Le parti français ne pouvait donc que céder (Jeanne de Penthièvre se retrouve seule et le roi de France veut sortir au plus vite de ce guêpier). Pour le Duc de Bretagne, le traité est aussi une bonne affaire : il met fin à une guerre civile dans un pays exsangue et l’Anglais, Edouard III, est pressé de mettre un terme à ses expéditions armoricaines qui ne donnent pas grands résultats.
Notons au passage que le roi de France semble se résigner à une victoire « morale » des Anglais en Armorique mais que le traité de Guérande marque le retour de du duché dans la mouvance française puisque Jean IV doit prêter hommage à Charles VI (il s’agit d’un hommage simple et non d’un hommage lige …).
Inévitable donc, ce premier traité de Guérande, mais fragile et illusoire …
En 1368, les hostilités reprennent entre la France et l’Angleterre et Jean IV va tenter de louvoyer entre les deux souverains : il veut jouer la Bretagne pour elle-même. Les succès militaires du connétable de France, Bertrand du Guesclin, vont obliger le duc à d’exiler en Angleterre. Les années qui suivent vont se passer en débarquements successifs de Jean IV et des ses alliés anglais suivis de rembarquements plus ou moins précipités.

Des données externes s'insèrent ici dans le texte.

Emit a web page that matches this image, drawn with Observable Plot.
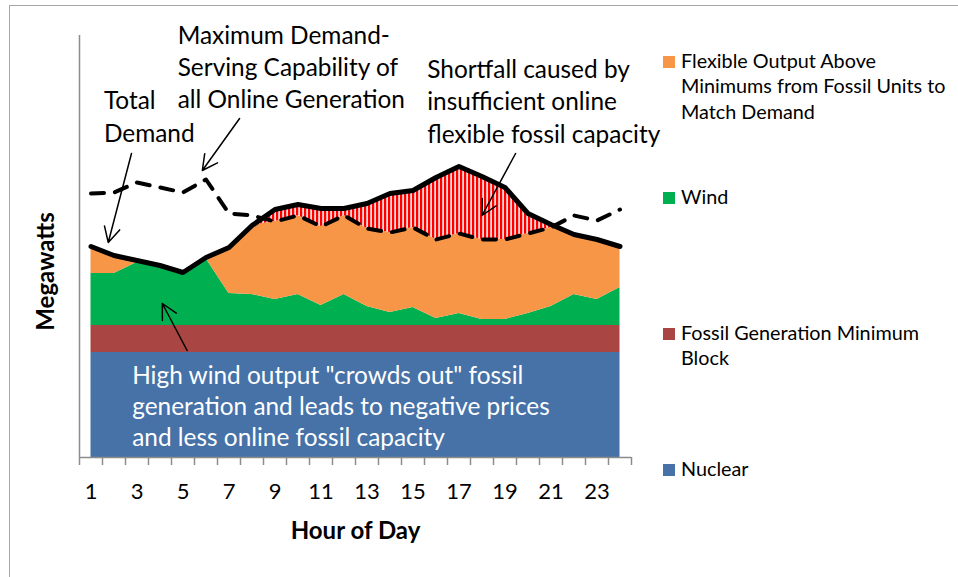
<!DOCTYPE html>
<html><head><meta charset="utf-8">
<script src="https://cdn.jsdelivr.net/npm/d3@7"></script>
<script src="https://cdn.jsdelivr.net/npm/@observablehq/plot@0.6"></script>
<style>
html,body{margin:0;padding:0;background:#fff;overflow:hidden;}
#wrap{position:relative;width:958px;height:577px;overflow:hidden;background:#fff;}
#frame{position:absolute;left:9px;top:5px;width:2000px;height:2000px;border:1px solid #A6A6A6;box-sizing:border-box;}
#chart{position:absolute;left:0;top:0;}
</style></head><body>
<div id="wrap"><div id="frame"></div><div id="chart"></div></div>
<script>
// ---- data (arbitrary MW units) ----
const hours = [1,2,3,4,5,6,7,8,9,10,11,12,13,14,15,16,17,18,19,20,21,22,23,24];
const nuclear = [105,105,105,105,105,105,105,105,105,105,105,105,105,105,105,105,105,105,105,105,105,105,105,105];
const fossilMin = [27,27,27,27,27,27,27,27,27,27,27,27,27,27,27,27,27,27,27,27,27,27,27,27];
const wind = [52,52,63,60,54,67,32,31,26,31,20,31,19,13,18,7,12,6,6,12,19,31,26,38];
const demand = [211,202,197,192,185,200,210,232,248,253,249,249,254,264,267,280,291,281,270,244,233,223,218,211];
const capability = [264,265,275,270,265,278,244,242,236,242,231,242,229,225,230,218,224,218,218,224,230,242,237,248];
const tickLabels = [1,3,5,7,9,11,13,15,17,19,21,23];
const tickBounds = [0.5,1.5,2.5,3.5,4.5,5.5,6.5,7.5,8.5,9.5,10.5,11.5,12.5,13.5,14.5,15.5,16.5,17.5,18.5,19.5,20.5,21.5,22.5,23.5,24.5];

const seriesNames = ["Flexible Output Above\nMinimums from Fossil Units to\nMatch Demand", "Wind", "Fossil Generation Minimum\nBlock", "Nuclear"];
const seriesColors = ["#F79646", "#00B050", "#A94643", "#4672A8"];

const annotations = [
  {text: "Total\nDemand", x: 1.56, y: 316, lh: 1.35},
  {text: "Maximum Demand-\nServing Capability of\nall Online Generation", x: 4.77, y: 350, lh: 1.30},
  {text: "Shortfall caused by\ninsufficient online\nflexible fossil capacity", x: 15.62, y: 315, lh: 1.33}
];
const windNote = {text: "High wind output \"crowds out\" fossil\ngeneration and leads to negative prices\nand less online fossil capacity", x: 2.79, y: 12};
const arrows = [
  {x1: 2.76, y1: 304, x2: 1.75, y2: 215},
  {x1: 7.46, y1: 339, x2: 5.84, y2: 287},
  {x1: 19.46, y1: 304, x2: 18.0, y2: 242},
  {x1: 5.18, y1: 107, x2: 4.10, y2: 154}
];

// ---- derived table ----
const rows = hours.map((h, i) => {
  const b1 = nuclear[i];
  const b2 = b1 + fossilMin[i];
  const b3 = b2 + wind[i];
  const served = Math.max(b3, Math.min(demand[i], capability[i]));
  return {hour: h, b1, b2, b3, served, demand: demand[i], cap: capability[i]};
});

const FONT = "Lato, 'Open Sans', sans-serif";
const axisGray = "#8C8C8C";
const NOTE = 24.4;

const plot = Plot.plot({
  width: 958,
  height: 577,
  marginLeft: 79,
  marginRight: 327,
  marginTop: 35,
  marginBottom: 120,
  style: {fontFamily: FONT, fontSize: "22px", color: "#000", background: "transparent", overflow: "visible"},
  x: {type: "linear", domain: [0.5, 24.5]},
  y: {domain: [0, 422], axis: null},
  marks: [
    Plot.areaY(rows, {x: "hour", y1: 0, y2: "b1", fill: seriesColors[3]}),
    Plot.areaY(rows, {x: "hour", y1: "b1", y2: "b2", fill: seriesColors[2]}),
    Plot.areaY(rows, {x: "hour", y1: "b2", y2: "b3", fill: seriesColors[1]}),
    Plot.areaY(rows, {x: "hour", y1: "b3", y2: "served", fill: seriesColors[0]}),
    Plot.areaY(rows, {x: "hour", y1: "served", y2: "demand", fill: "url(#hatch)"}),
    Plot.lineY(rows, {x: "hour", y: "cap", stroke: "#000", strokeWidth: 4, strokeDasharray: "13,11"}),
    Plot.lineY(rows, {x: "hour", y: "demand", stroke: "#000", strokeWidth: 5, strokeLinejoin: "round"}),
    Plot.ruleX([0.5], {y1: 0, y2: 422, stroke: axisGray, strokeWidth: 1.5}),
    Plot.ruleY([0], {x1: 0.5, x2: 24.5, stroke: axisGray, strokeWidth: 1.5}),
    Plot.axisX(tickBounds, {tickSize: 8, tickFormat: () => "", stroke: axisGray, strokeWidth: 1.5}),
    Plot.axisX(tickLabels, {tickSize: 0, tickPadding: 26, tickFormat: d => String(d), fontSize: 22, fill: "#000"}),
    Plot.text(["Megawatts"], {frameAnchor: "left", rotate: -90, dx: -33, dy: 25, textAnchor: "middle", lineAnchor: "middle", fontWeight: "bold", fontSize: 24}),
    Plot.text(["Hour of Day"], {frameAnchor: "bottom", dy: 74, textAnchor: "middle", lineAnchor: "middle", fontWeight: "bold", fontSize: 24}),
    ...annotations.map(a => Plot.text([a], {x: "x", y: "y", text: "text", textAnchor: "start", lineAnchor: "bottom", lineHeight: a.lh, fontSize: NOTE, fill: "#000"})),
    Plot.text([windNote], {x: "x", y: "y", text: "text", textAnchor: "start", lineAnchor: "bottom", lineHeight: 1.27, fontSize: NOTE, fill: "#fff"}),
    Plot.arrow(arrows, {x1: "x1", y1: "y1", x2: "x2", y2: "y2", stroke: "#000", strokeWidth: 1.5, headLength: 17, headAngle: 55})
  ]
});

// hatch pattern
const svg = d3.select(plot);
const defs = svg.insert("defs", ":first-child");
const pat = defs.append("pattern").attr("id", "hatch").attr("patternUnits", "userSpaceOnUse").attr("width", 4).attr("height", 10);
pat.append("rect").attr("width", 4).attr("height", 10).attr("fill", "#FFDADA");
pat.append("rect").attr("width", 2.2).attr("height", 10).attr("fill", "#FF0000");

// legend
const legendTops = [56, 192, 328, 464];
const lg = svg.append("g").attr("font-family", FONT).attr("font-size", 19.8).attr("fill", "#000").attr("text-anchor", "start");
seriesNames.forEach((name, i) => {
  const top = legendTops[i];
  lg.append("rect").attr("x", 663).attr("y", top).attr("width", 12).attr("height", 12).attr("fill", seriesColors[i]).attr("stroke", "none");
  const t = lg.append("text").attr("x", 681).attr("y", top + 11.5).attr("text-anchor", "start");
  name.split("\n").forEach((line, j) => {
    t.append("tspan").attr("x", 681).attr("dy", j === 0 ? 0 : 25.5).text(line);
  });
});

document.getElementById("chart").appendChild(plot);
</script>
</body></html>
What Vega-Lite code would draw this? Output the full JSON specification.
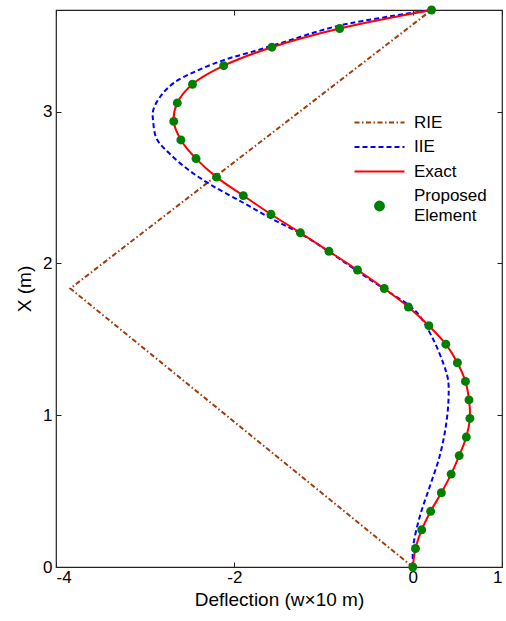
{
  "$schema": "https://vega.github.io/schema/vega-lite/v6.json",
  "width": 446,
  "height": 557,
  "autosize": {"type": "none"},
  "padding": {"left": 56, "top": 10, "right": 4, "bottom": 54},
  "config": {
    "font": "Liberation Sans",
    "view": {"stroke": "#222222", "strokeWidth": 1.2},
    "axis": {
      "grid": false,
      "domain": false,
      "tickColor": "#222222",
      "tickSize": -5,
      "labelColor": "#000000",
      "labelFontSize": 17,
      "labelFont": "Liberation Sans",
      "titleFont": "Liberation Sans",
      "titleFontSize": 19,
      "titleFontWeight": "normal",
      "titleColor": "#000000"
    }
  },
  "datasets": {
    "rie": [
      {"i": 0, "d": 0, "X": 0},
      {"i": 1, "d": -3.84, "X": 1.835},
      {"i": 2, "d": 0.21, "X": 3.67}
    ],
    "iie": [
      {"i": 0, "d": 0, "X": 0},
      {"i": 1, "d": 0.004, "X": 0.134},
      {"i": 2, "d": 0.078, "X": 0.332},
      {"i": 3, "d": 0.19, "X": 0.53},
      {"i": 4, "d": 0.30, "X": 0.728},
      {"i": 5, "d": 0.37, "X": 0.926},
      {"i": 6, "d": 0.40, "X": 1.10},
      {"i": 7, "d": 0.395, "X": 1.234},
      {"i": 8, "d": 0.34, "X": 1.345},
      {"i": 9, "d": 0.23, "X": 1.498},
      {"i": 10, "d": 0.08, "X": 1.652},
      {"i": 11, "d": -0.03, "X": 1.718},
      {"i": 12, "d": -0.33, "X": 1.835},
      {"i": 13, "d": -0.64, "X": 1.957},
      {"i": 14, "d": -0.97, "X": 2.09},
      {"i": 15, "d": -1.30, "X": 2.21},
      {"i": 16, "d": -1.60, "X": 2.30},
      {"i": 17, "d": -1.90, "X": 2.40},
      {"i": 18, "d": -2.24, "X": 2.51},
      {"i": 19, "d": -2.50, "X": 2.61},
      {"i": 20, "d": -2.72, "X": 2.72},
      {"i": 21, "d": -2.87, "X": 2.82},
      {"i": 22, "d": -2.91, "X": 2.93},
      {"i": 23, "d": -2.91, "X": 3.01},
      {"i": 24, "d": -2.83, "X": 3.10},
      {"i": 25, "d": -2.68, "X": 3.19},
      {"i": 26, "d": -2.42, "X": 3.27},
      {"i": 27, "d": -2.12, "X": 3.34},
      {"i": 28, "d": -1.83, "X": 3.39},
      {"i": 29, "d": -1.49, "X": 3.45},
      {"i": 30, "d": -0.84, "X": 3.565},
      {"i": 31, "d": 0.21, "X": 3.67}
    ],
    "exact": [
      {"i": 0, "X": 0, "d": 0},
      {"i": 1, "X": 0.122, "d": 0.03},
      {"i": 2, "X": 0.245, "d": 0.10},
      {"i": 3, "X": 0.367, "d": 0.20},
      {"i": 4, "X": 0.489, "d": 0.32},
      {"i": 5, "X": 0.612, "d": 0.43},
      {"i": 6, "X": 0.734, "d": 0.52},
      {"i": 7, "X": 0.856, "d": 0.60},
      {"i": 8, "X": 0.979, "d": 0.64},
      {"i": 9, "X": 1.101, "d": 0.63},
      {"i": 10, "X": 1.223, "d": 0.59},
      {"i": 11, "X": 1.346, "d": 0.50},
      {"i": 12, "X": 1.468, "d": 0.37},
      {"i": 13, "X": 1.590, "d": 0.18},
      {"i": 14, "X": 1.713, "d": -0.05},
      {"i": 15, "X": 1.835, "d": -0.32},
      {"i": 16, "X": 1.957, "d": -0.62},
      {"i": 17, "X": 2.080, "d": -0.94},
      {"i": 18, "X": 2.202, "d": -1.26},
      {"i": 19, "X": 2.324, "d": -1.59},
      {"i": 20, "X": 2.447, "d": -1.90},
      {"i": 21, "X": 2.569, "d": -2.20},
      {"i": 22, "X": 2.691, "d": -2.43},
      {"i": 23, "X": 2.814, "d": -2.60},
      {"i": 24, "X": 2.936, "d": -2.68},
      {"i": 25, "X": 3.058, "d": -2.64},
      {"i": 26, "X": 3.181, "d": -2.47},
      {"i": 27, "X": 3.303, "d": -2.12},
      {"i": 28, "X": 3.425, "d": -1.58},
      {"i": 29, "X": 3.548, "d": -0.82},
      {"i": 30, "X": 3.670, "d": 0.21}
    ]
  },
  "resolve": {"axis": {"x": "independent", "y": "independent"}},
  "layer": [
    {
      "data": {"name": "rie"},
      "mark": {"type": "line", "strokeWidth": 2, "strokeDash": [5, 2.5, 1.5, 2.5]},
      "encoding": {
        "x": {"field": "d", "type": "quantitative", "scale": {"domain": [-4, 1], "nice": false, "zero": false},
              "axis": {"title": "Deflection (w×10 m)", "values": [-4, -2, 0, 1], "labelPadding": 7, "titlePadding": 5,
                       "labelExpr": "datum.value < 0 ? '-' + abs(datum.value) : '' + datum.value"}},
        "y": {"field": "X", "type": "quantitative", "scale": {"domain": [0, 3.67], "nice": false},
              "axis": {"title": "X (m)", "values": [0, 1, 2, 3], "labelPadding": 9, "titlePadding": 8}},
        "order": {"field": "i", "type": "quantitative"},
        "color": {"datum": "RIE", "type": "nominal",
          "scale": {"domain": ["RIE", "IIE", "Exact", "Proposed Element"], "range": ["#A03C0A", "#0000FF", "#FF0000", "#008000"]},
          "legend": {
            "title": null, "orient": "none", "legendX": 315, "legendY": 104,
            "labelFontSize": 17, "labelFont": "Liberation Sans", "labelColor": "#000000",
            "symbolSize": 100, "symbolType": "M-5,0H5", "symbolStrokeWidth": 2, "rowPadding": 6.5, "labelOffset": 26,
            "labelExpr": "datum.label == 'Proposed Element' ? ['Proposed', 'Element'] : datum.label",
            "encode": {
              "labels": {"update": {
                "dy": {"signal": "datum.value == 'Proposed Element' ? -10 : 0"},
                "lineHeight": {"value": 20}
              }},
              "symbols": {"update": {
                "shape": {"signal": "datum.value == 'Proposed Element' ? 'circle' : 'M-5,0H5'"},
                "size": {"signal": "datum.value == 'Proposed Element' ? 80 : 100"},
                "fill": {"signal": "datum.value == 'Proposed Element' ? '#008000' : 'transparent'"},
                "stroke": {"signal": "datum.value == 'Proposed Element' ? 'transparent' : (datum.value == 'RIE' ? '#A03C0A' : (datum.value == 'IIE' ? '#0000FF' : '#FF0000'))"},
                "strokeWidth": {"value": 2},
                "opacity": {"value": 1},
                "strokeDash": {"signal": "datum.value == 'RIE' ? [5, 2.5, 1.5, 2.5] : (datum.value == 'IIE' ? [5, 3] : [])"}
              }}
            }
          }}
      }
    },
    {
      "data": {"name": "iie"},
      "mark": {"type": "line", "strokeWidth": 2, "strokeDash": [5, 3], "interpolate": "catmull-rom"},
      "encoding": {
        "x": {"field": "d", "type": "quantitative", "axis": null},
        "y": {"field": "X", "type": "quantitative", "axis": null},
        "order": {"field": "i", "type": "quantitative"},
        "color": {"datum": "IIE", "type": "nominal"}
      }
    },
    {
      "data": {"name": "exact"},
      "mark": {"type": "line", "strokeWidth": 2, "interpolate": "catmull-rom"},
      "encoding": {
        "x": {"field": "d", "type": "quantitative", "axis": {"orient": "top", "labels": false, "title": null, "values": [-4, -2, 0, 1]}},
        "y": {"field": "X", "type": "quantitative", "axis": {"orient": "right", "labels": false, "title": null, "values": [0, 1, 2, 3]}},
        "order": {"field": "i", "type": "quantitative"},
        "color": {"datum": "Exact", "type": "nominal"}
      }
    },
    {
      "data": {"name": "exact"},
      "mark": {"type": "point", "filled": true, "shape": "circle", "size": 80, "opacity": 1},
      "encoding": {
        "x": {"field": "d", "type": "quantitative", "axis": null},
        "y": {"field": "X", "type": "quantitative", "axis": null},
        "color": {"datum": "Proposed Element", "type": "nominal"}
      }
    }
  ]
}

La noblesse bretonne n’est pas très accueillante pour son duc qu’elle juge trop « anglais » … et cela jusqu’en 1378, année où Charles V confisque le duché pour l’annexer à la couronne française.
Les Bretons ne veulent pas plus d’un Français que d’un Anglais : ils rappellent alors Jean IV qui est accueilli triomphalement à Dinard le 3 août 1379 (Jeanne de Penthièvre est au premier rang du comité d’accueil !)
Le roi de France meurt le 16 septembre 1680 et Jean IV signe avec son successeur le second traité de Guérande, le 6 avril 1681. Il est alors reconnu duc de Bretagne et fait une allégeance de pure forme au roi de France. Le duc jure en contrepartie de s’opposer aux Anglais dans leurs prétentions hexagonales et s’engage à verser à la France une indemnité de 200 000 francs.
Ce second traité de Guérande marque donc la fin d’une période troublé pour la Bretagne et le début de ce que bon nombre d’historiens ont appelé « le grand siècle des Ducs ».